LISTED ENTRIES:
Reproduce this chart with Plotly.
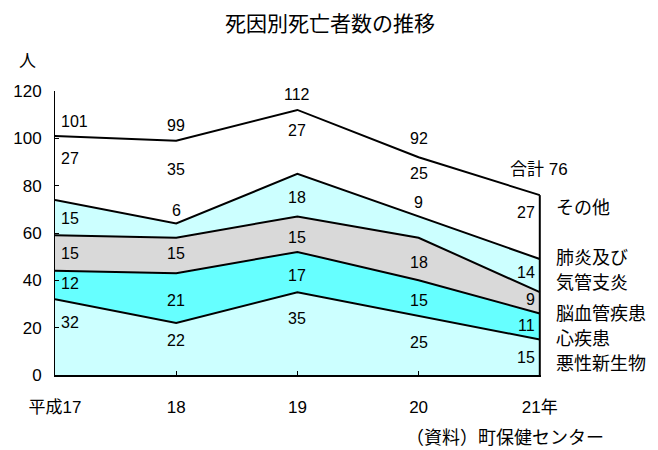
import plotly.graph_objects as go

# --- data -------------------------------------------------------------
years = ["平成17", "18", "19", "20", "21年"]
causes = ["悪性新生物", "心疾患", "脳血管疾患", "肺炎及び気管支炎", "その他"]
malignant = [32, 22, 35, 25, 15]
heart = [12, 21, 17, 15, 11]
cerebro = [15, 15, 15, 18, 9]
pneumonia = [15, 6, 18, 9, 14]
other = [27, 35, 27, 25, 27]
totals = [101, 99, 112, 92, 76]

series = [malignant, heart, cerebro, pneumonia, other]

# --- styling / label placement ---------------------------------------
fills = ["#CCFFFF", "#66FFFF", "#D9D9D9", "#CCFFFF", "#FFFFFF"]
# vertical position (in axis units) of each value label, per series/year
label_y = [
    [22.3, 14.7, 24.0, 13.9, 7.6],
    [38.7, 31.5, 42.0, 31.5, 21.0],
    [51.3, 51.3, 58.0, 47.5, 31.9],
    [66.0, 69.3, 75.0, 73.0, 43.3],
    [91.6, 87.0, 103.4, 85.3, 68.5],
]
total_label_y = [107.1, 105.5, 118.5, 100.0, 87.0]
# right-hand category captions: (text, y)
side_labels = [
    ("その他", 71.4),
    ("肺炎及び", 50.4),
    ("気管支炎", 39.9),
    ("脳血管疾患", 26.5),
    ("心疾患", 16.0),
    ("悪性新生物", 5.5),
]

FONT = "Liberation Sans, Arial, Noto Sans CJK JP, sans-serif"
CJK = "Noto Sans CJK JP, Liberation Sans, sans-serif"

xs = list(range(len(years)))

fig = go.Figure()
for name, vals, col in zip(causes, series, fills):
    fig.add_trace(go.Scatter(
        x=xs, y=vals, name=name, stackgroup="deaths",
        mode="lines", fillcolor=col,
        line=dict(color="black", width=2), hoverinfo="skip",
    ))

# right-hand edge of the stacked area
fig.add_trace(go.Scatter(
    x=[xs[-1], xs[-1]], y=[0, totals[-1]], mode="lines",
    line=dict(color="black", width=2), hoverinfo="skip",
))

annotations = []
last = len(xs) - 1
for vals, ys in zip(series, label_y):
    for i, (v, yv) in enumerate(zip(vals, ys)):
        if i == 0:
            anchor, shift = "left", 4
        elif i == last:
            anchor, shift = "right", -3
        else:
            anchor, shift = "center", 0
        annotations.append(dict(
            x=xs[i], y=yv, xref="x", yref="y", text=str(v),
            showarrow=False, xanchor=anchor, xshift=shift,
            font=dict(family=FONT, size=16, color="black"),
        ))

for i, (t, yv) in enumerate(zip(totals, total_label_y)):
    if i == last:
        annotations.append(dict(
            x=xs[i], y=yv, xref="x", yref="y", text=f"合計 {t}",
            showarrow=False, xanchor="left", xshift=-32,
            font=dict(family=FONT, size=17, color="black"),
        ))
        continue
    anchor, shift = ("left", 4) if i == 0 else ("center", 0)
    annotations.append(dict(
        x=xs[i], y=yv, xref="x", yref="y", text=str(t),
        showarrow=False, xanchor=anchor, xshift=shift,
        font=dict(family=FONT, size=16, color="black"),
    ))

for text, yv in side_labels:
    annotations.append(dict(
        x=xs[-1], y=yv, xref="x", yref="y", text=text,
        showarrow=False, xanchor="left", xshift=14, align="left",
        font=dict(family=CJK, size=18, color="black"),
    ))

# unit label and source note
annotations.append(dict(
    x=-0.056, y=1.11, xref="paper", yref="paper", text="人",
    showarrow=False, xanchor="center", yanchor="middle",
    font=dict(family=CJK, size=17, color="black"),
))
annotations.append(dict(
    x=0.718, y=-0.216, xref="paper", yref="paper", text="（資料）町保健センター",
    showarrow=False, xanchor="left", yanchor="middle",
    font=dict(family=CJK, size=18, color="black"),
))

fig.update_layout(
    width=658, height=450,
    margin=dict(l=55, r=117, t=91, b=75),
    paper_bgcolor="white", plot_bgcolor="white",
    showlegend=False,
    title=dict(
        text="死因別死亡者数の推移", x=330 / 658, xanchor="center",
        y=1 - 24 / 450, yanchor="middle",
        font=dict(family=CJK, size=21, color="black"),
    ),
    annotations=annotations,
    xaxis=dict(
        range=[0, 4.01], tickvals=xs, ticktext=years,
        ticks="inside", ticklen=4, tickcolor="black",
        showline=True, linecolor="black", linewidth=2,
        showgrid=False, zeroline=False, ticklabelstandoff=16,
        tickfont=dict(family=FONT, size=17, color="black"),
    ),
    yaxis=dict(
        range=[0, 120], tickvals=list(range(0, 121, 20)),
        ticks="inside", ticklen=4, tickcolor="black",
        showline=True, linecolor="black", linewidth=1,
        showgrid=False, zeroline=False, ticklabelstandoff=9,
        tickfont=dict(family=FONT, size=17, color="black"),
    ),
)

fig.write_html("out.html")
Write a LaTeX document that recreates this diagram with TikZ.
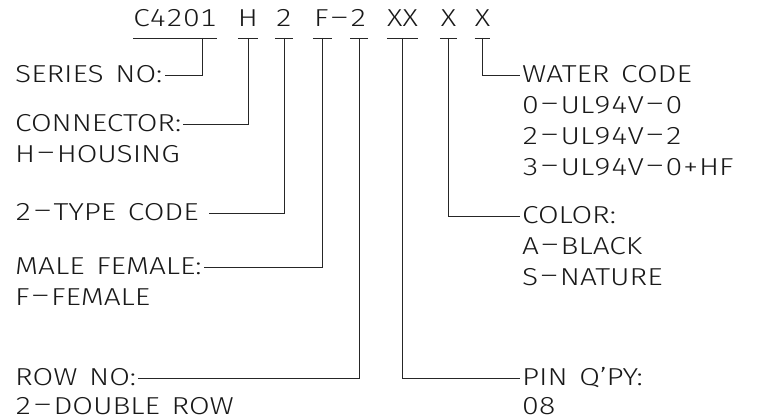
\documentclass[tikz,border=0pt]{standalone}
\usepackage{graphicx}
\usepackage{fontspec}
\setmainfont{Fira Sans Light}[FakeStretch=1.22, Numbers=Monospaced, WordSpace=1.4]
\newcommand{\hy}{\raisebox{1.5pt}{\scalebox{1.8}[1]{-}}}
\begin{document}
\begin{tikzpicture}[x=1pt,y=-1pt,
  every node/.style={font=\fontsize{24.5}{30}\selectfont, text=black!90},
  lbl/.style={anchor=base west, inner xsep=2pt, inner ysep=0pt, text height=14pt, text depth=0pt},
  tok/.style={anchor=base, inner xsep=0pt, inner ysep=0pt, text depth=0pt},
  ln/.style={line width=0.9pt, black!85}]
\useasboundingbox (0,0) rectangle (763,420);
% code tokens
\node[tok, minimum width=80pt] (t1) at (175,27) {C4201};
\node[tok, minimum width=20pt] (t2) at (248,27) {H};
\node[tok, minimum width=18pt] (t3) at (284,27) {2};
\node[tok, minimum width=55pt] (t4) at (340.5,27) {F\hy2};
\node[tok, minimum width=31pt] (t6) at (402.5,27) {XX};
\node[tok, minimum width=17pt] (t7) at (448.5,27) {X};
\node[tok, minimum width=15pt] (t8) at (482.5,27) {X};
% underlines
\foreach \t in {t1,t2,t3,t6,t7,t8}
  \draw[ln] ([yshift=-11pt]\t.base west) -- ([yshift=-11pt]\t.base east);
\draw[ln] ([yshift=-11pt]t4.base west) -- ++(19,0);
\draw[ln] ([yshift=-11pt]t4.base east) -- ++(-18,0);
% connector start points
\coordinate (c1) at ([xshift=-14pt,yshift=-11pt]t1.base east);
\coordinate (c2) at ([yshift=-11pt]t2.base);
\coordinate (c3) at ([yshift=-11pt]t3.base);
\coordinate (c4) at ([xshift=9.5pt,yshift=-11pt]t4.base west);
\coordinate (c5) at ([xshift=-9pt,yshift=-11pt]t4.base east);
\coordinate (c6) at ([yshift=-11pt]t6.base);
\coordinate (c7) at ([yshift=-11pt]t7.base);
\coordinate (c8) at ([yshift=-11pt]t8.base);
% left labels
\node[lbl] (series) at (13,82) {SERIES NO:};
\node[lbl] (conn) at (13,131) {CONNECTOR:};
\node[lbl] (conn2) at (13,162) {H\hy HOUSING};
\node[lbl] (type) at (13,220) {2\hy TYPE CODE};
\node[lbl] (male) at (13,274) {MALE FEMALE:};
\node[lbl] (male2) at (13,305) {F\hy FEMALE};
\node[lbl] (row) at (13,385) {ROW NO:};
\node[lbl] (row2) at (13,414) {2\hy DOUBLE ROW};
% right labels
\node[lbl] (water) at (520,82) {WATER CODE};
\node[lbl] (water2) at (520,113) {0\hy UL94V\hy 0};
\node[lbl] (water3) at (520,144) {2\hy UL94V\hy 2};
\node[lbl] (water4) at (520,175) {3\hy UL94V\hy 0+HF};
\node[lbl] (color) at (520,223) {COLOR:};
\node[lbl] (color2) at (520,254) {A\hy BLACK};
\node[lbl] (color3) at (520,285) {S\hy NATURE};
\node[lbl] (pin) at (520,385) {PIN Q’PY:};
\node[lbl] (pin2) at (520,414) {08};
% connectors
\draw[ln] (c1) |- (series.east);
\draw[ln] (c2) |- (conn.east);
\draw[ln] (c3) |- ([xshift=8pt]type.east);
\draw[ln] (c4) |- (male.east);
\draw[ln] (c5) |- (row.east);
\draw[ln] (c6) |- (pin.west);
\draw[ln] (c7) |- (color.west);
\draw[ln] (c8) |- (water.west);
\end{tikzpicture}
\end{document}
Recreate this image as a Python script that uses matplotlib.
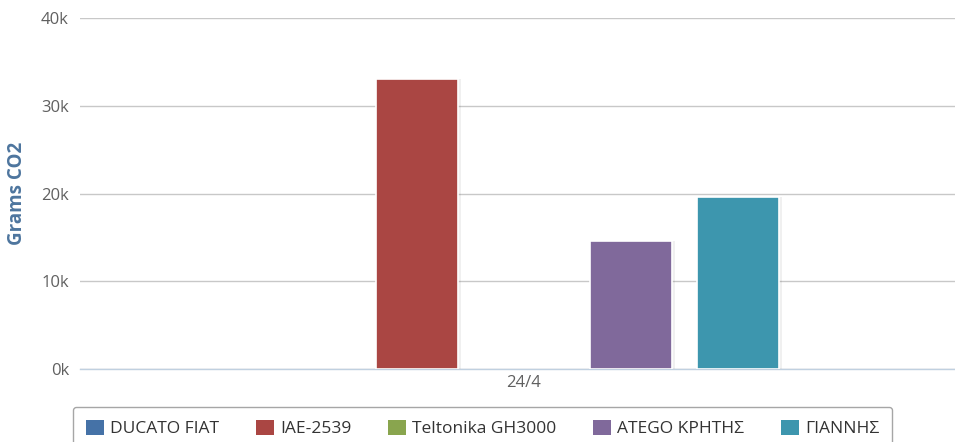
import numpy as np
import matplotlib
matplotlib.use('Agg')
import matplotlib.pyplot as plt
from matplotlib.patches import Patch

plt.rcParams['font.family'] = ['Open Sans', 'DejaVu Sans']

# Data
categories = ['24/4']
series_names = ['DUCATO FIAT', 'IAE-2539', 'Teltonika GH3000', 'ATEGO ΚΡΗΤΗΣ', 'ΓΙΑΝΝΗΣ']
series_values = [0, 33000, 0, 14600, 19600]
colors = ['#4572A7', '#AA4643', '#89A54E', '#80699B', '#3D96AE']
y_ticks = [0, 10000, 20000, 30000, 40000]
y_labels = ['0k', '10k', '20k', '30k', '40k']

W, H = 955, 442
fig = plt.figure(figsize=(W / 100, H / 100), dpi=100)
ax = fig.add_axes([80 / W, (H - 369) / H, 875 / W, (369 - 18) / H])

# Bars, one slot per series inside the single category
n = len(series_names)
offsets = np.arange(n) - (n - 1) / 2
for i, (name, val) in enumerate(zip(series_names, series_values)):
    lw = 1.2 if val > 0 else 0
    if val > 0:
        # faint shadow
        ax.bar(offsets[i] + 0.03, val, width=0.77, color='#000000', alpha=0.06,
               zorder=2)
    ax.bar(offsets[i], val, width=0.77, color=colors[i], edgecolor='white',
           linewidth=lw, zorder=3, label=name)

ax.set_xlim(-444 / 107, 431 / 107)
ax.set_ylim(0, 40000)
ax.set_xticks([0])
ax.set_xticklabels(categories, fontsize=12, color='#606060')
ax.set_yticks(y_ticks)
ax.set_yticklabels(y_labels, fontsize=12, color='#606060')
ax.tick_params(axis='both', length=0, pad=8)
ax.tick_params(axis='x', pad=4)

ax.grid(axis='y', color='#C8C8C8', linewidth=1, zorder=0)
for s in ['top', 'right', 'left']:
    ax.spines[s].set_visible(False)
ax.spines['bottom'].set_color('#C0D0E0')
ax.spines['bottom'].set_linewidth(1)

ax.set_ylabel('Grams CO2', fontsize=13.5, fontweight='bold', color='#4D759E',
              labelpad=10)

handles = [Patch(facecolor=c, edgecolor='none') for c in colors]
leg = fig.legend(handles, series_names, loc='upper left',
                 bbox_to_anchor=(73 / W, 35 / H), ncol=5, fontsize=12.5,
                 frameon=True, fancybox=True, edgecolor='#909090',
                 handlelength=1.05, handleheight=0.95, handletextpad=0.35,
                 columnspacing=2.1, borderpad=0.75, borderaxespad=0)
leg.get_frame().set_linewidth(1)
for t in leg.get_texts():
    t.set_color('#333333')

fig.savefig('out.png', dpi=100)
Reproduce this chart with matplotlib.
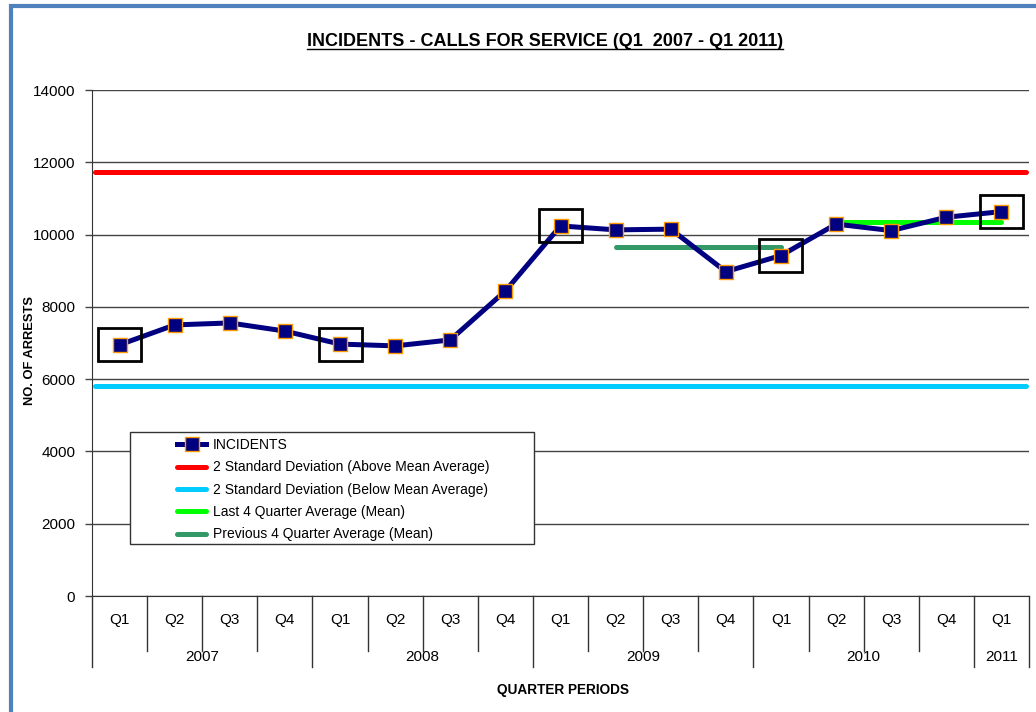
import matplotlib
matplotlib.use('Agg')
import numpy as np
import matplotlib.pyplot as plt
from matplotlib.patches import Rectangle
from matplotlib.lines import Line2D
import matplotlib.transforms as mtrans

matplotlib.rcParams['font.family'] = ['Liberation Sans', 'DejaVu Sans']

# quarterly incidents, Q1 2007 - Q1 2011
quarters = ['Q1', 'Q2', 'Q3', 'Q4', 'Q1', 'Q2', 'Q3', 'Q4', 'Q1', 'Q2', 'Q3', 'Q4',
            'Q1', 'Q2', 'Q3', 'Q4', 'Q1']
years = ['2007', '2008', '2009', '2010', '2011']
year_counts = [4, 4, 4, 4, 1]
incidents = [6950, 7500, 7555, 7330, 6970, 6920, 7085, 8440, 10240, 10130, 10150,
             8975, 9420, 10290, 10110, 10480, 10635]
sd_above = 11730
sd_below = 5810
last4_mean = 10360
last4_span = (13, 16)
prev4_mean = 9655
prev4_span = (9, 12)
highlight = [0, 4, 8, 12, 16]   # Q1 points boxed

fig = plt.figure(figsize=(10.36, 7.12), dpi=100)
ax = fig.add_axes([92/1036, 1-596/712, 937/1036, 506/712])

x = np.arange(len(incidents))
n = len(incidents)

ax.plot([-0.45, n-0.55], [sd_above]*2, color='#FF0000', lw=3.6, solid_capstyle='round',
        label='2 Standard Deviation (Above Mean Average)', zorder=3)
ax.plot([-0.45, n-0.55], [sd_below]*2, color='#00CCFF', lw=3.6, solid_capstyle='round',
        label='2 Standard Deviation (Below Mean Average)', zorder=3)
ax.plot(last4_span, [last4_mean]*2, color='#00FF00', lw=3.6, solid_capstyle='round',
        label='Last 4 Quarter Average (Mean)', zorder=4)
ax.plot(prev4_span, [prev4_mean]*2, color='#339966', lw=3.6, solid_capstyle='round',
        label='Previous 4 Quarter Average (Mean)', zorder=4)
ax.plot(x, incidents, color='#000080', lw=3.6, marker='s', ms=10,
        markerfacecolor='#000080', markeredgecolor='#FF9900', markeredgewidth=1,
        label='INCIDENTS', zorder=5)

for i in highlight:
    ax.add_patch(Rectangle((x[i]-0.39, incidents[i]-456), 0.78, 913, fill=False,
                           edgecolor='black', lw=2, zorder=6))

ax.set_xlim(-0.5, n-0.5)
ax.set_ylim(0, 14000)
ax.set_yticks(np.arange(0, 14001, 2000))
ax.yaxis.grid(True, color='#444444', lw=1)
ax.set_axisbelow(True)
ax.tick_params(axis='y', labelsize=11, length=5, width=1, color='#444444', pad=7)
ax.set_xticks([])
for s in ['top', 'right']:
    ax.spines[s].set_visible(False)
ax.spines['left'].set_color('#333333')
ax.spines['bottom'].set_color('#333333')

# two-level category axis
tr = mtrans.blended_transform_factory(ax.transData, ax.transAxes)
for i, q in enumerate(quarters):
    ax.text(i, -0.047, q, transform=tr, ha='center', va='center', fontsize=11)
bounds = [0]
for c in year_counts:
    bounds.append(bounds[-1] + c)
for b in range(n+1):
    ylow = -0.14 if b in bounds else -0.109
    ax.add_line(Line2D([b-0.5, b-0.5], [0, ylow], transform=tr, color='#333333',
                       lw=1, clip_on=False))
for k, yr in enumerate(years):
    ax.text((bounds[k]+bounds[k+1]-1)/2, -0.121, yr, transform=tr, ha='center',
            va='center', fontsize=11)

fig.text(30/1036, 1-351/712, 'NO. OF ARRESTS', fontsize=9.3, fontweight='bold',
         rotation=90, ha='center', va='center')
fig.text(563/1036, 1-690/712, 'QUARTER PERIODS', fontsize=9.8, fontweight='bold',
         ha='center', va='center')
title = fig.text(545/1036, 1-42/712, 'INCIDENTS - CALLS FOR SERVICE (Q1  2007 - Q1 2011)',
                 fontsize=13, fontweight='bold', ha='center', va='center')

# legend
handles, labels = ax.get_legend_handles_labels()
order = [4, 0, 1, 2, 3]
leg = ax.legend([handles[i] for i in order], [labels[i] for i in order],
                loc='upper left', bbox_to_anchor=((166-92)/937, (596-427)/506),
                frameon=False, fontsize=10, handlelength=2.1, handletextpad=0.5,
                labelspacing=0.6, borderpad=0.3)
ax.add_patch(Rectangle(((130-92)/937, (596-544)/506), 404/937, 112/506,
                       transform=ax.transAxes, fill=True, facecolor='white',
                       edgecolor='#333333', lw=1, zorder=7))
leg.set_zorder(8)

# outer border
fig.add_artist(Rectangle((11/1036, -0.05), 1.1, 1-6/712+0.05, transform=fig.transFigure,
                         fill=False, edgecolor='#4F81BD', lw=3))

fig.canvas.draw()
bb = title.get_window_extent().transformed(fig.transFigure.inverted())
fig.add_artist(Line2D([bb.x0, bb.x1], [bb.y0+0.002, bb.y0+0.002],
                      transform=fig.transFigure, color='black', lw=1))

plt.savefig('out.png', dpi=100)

JOB: Return exactly the lines from the one with "Recreate this image" to the one with "plt.rcParams['font.family'] = ['Open", both ends kept, and only those. Images are left out.

REPLY:
Recreate this image as a Python script that uses matplotlib.
import numpy as np
import matplotlib
matplotlib.use('Agg')
import matplotlib.pyplot as plt
from matplotlib.patches import Patch

plt.rcParams['font.family'] = ['Open Sans', 'DejaVu Sans']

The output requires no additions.